One of the reasons I gave up making films was because to make anything more ambitious I needed to go through the struggle of getting funding. Nowadays young film-makers can shoot a presentable movie on cheap digital equipment and edit it on a home computer. This has pluses and minuses. On the one hand we get to see very interesting movies, such as Jonathan Caouette’s memoir Tarnation, made for a few hundred dollars; on the other hand anyone who has spent his birthday money in Dixon’s can become a video artist.
Often when presented with a video installation I find myself going through a familiar cycle. First I ask myself: “Am I willing to commit time to this?” There are so many videos at some big shows that it would take days to do them all justice.
Then I try to read the faces of people emerging from the dark. Are they awestruck, amused or annoyed? I enter. Sometimes there is a bench, rarely a chair. If I don’t like a painting, after a few seconds I move on; with video I sit and wait for something good to happen, sometimes for ages. Usually I exit blinking, feeling duped. I should have learnt my lesson, but like teenagers at a disco, I hang on to the bitter end in case I miss out on an amazing experience.

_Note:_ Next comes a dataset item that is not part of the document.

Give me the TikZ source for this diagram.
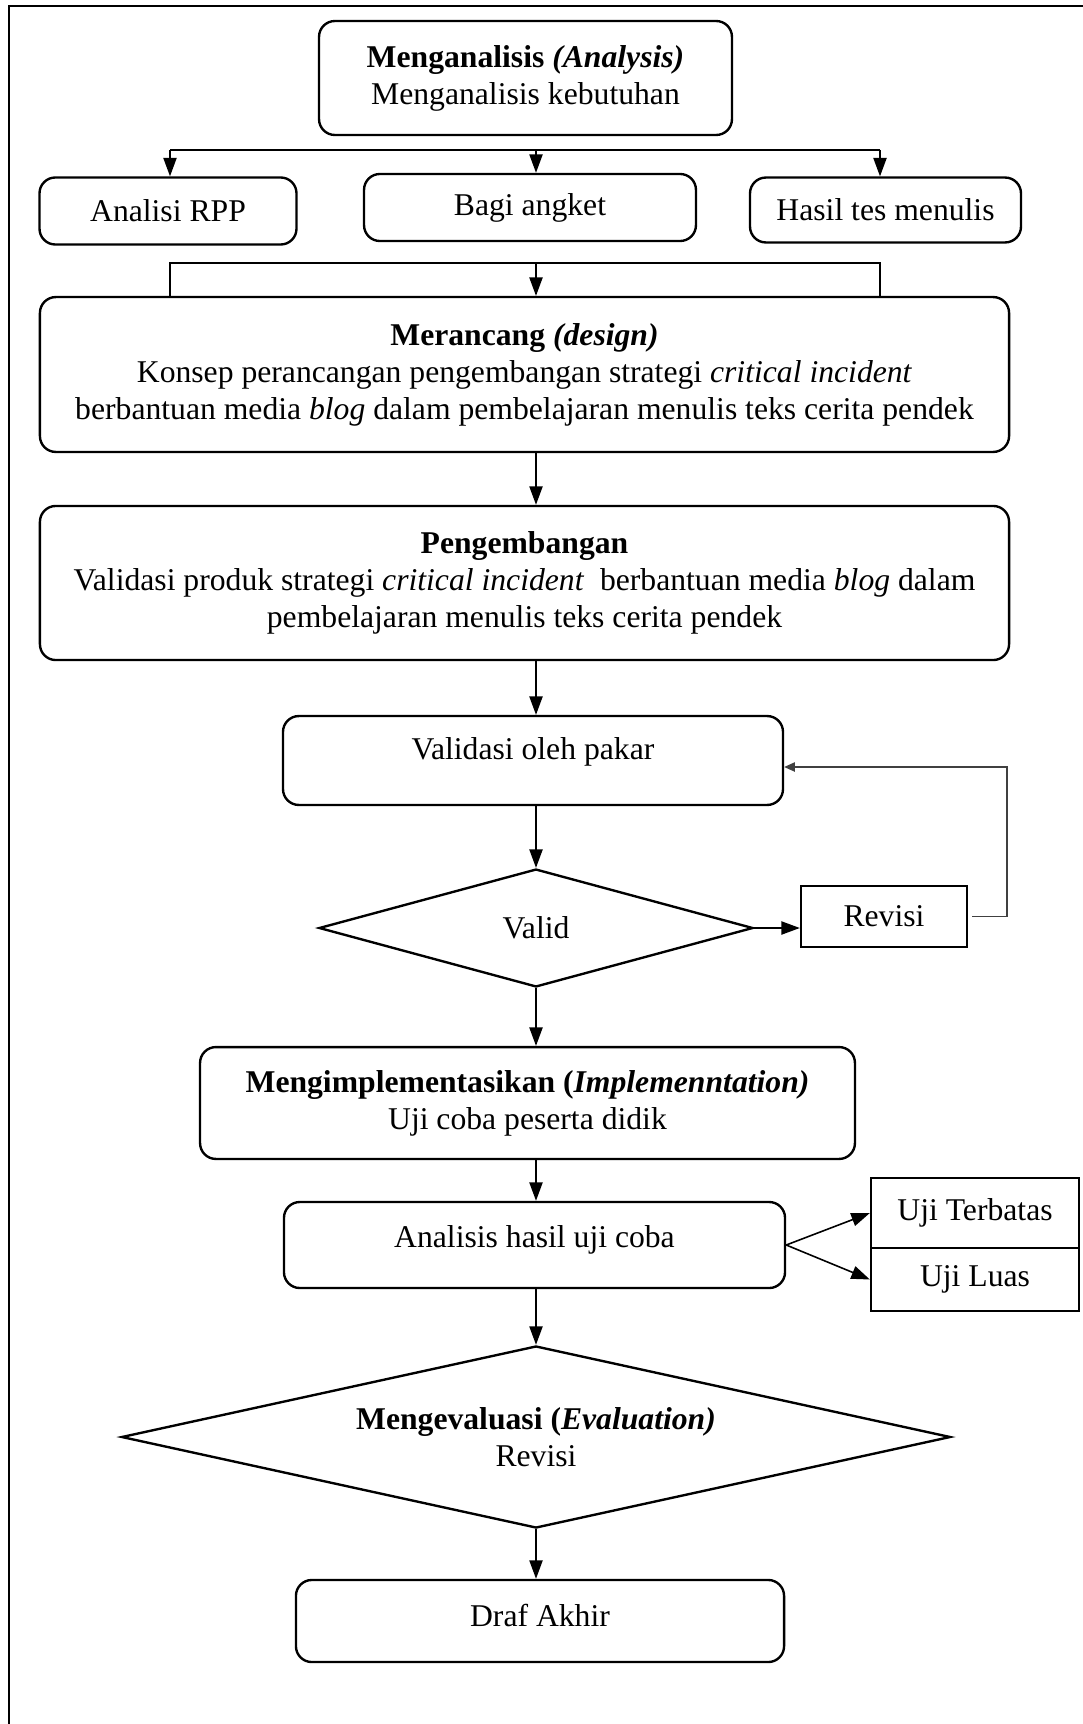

Occasionally my naivety pays off. Video works I have enjoyed include Gillian Wearing’s 10-16, in which she syncs children’s voices with adults’ faces, and Mark Wallinger’s Threshold to the Kingdom, in which passengers emerge in slow motion through an airport arrivals door to heavenly music. These are short films that I would happily go to the cinema to watch. Other videos, thanks to plasma-screen technology, work as moving paintings, such as the icon-like works of Bill Viola or the time-lapse still lifes by Sam Taylor-Wood. Such quality though is as rare in video as in any other sort of art.
My video nadir occurred at the 2003 Venice Biennale. As the 40C (104F) temperature and 100 per cent humidity boiled my head and soaked my dress, my dwindling supply of patience for art in the fourth dimension melted away. My parched groans could be heard echoing round the vastness of the Arsenale each time I found myself confronted with yet another set of curtains leading to yet another oven-like room lit only by the flickering light of yet another video.
The moving image is often like an aggressive attention seeker, especially if accompanied by sound. How many painters and punters have cursed the endlessly repeating soundtrack from a video reverberating around the gallery? Maybe there is an element of envy in my attitude to video artists. They can carry an entire museum show around in their pocket on DVD. They can occupy the vast acreage of modern art galleries with a handful of pieces that sometimes look as if they have been made in an afternoon with a few friends. Shipping can be a major headache for me and it takes me a year to fill one decent-sized room.
Where I am not jealous of them is in the earning-a- living department. You have to be a top-notch video artist to make a living from it, someone whose work museums will want to buy. Video art has a very dedicated but small private- collector base.
The other downside for me would be the creeping fear that the moving image is becoming annoying. We are assaulted by audio-visual pollution on trains, in taxis, on other people’s mobile phones, on the petrol-station forecourt, on the Tube and in the pub. I expect the video T-shirt is not far away.
Videos can be moving, fascinating or hilarious. Mostly, though, I feel as though they have stolen my time.